The International Air Transport Association (IATA) warned that the reliance on taxation as the solution for cutting aviation emissions in the EU’s ‘Fit for 55’ proposal is counter-productive to the goal of sustainable aviation. EU policy needs to support practical emission reduction measures such as incentives for Sustainable Aviation Fuels (SAF) and modernization of air traffic management. 

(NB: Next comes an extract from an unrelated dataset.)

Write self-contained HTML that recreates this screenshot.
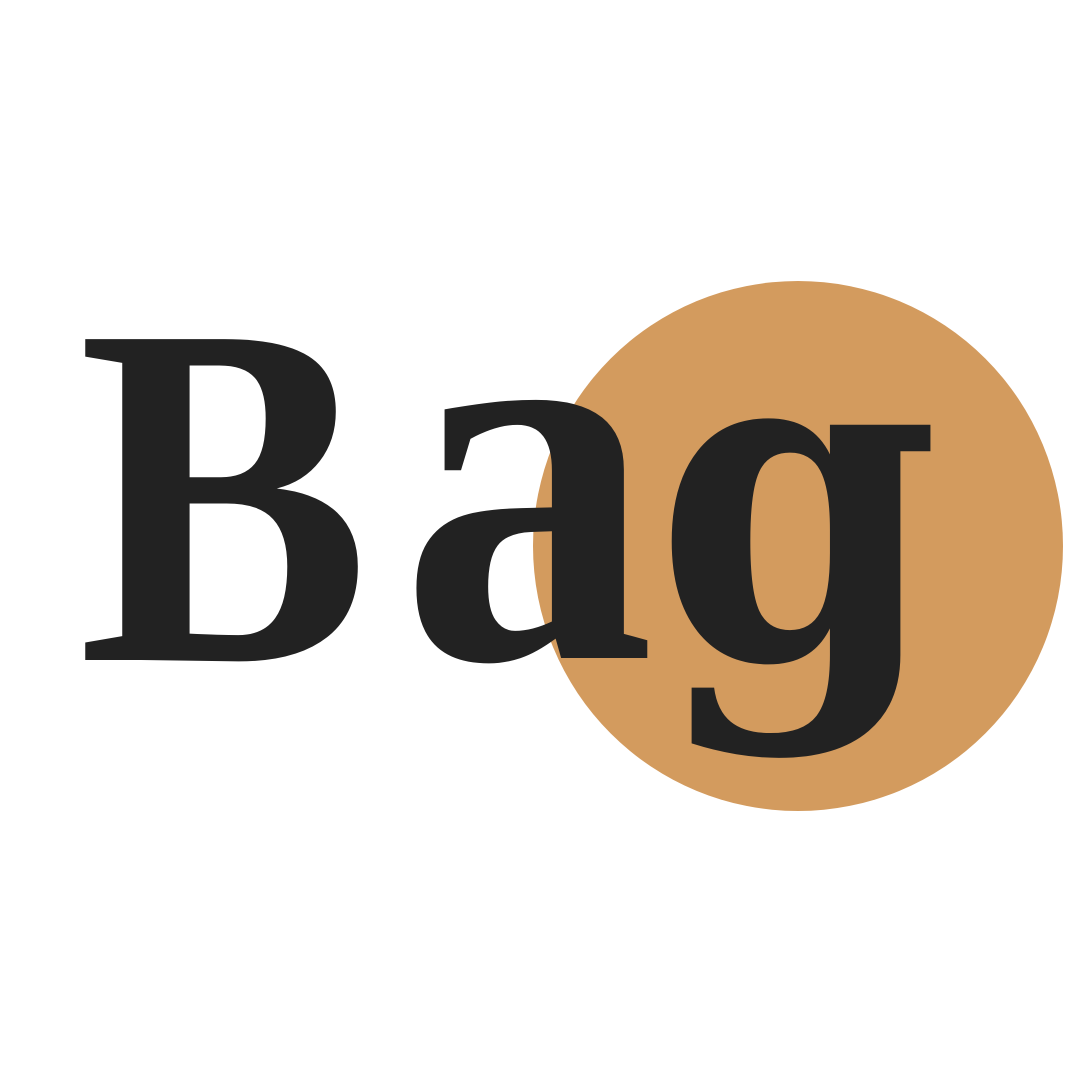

“Aviation is committed to decarbonization as a global industry. We don’t need persuading, or punitive measures like taxes to motivate change. In fact, taxes siphon money from the industry that could support emissions’ reducing investments in fleet renewal and clean technologies. To reduce emissions, we need governments to implement a constructive policy framework that, most immediately, focuses on production incentives for SAF and delivering the Single European Sky,” said Willie Walsh, IATA’s Director General.

Comprehensive Approach

Achieving aviation decarbonization requires a combination of measures. These include:

  • Sustainable Aviation Fuels which reduce emissions by up to 80% compared to traditional jet fuel. Insufficient supply and high prices have limited airline uptake to 120 million liters in 2021 — a small fraction of the 350 billion liters that airlines would consume in a ‘normal’ year.
  • Market-based measures to manage emissions until technology solutions are fully developed. The industry supports the Carbon Offsetting and Reduction Scheme for International Aviation (CORSIA) as a global measure for all international aviation. It avoids creating a patchwork of uncoordinated national or regional measures such as the EU Emissions Trading Scheme, that can undermine international cooperation. Overlapping schemes can lead to the same emissions being paid for more than once. IATA is extremely concerned by the Commission’s proposal that European States would no longer implement CORSIA on all international flights.
  • Single European Sky (SES) to reduce unnecessary emissions from fragmented air traffic management (ATM) and resulting inefficiencies. Modernizing European ATM through the SES initiative would cut  Europe’s aviation emissions between 6-10%, but national governments continue to delay implementation. 
  • Radical new clean technologies. While it is unlikely that electric or hydrogen propulsion could have a significant impact on aviation emissions within the EU ‘Fit for 55’ timeframe of 2030, the development of these technologies is ongoing and needs to be supported.

“Aviation’s near-term vision is to provide sustainable, affordable air transport for all European citizens with SAF-powered fleets, operating with efficient air traffic management. We should all be worried that the EU’s big idea to decarbonize aviation is making jet fuel more expensive through tax. That will not get us to where we need to be. Taxation will destroy jobs. Incentivizing SAF will improve energy independence and create sustainable jobs. The focus must be on encouraging the production of SAF, and delivering the Single European Sky,” said Walsh.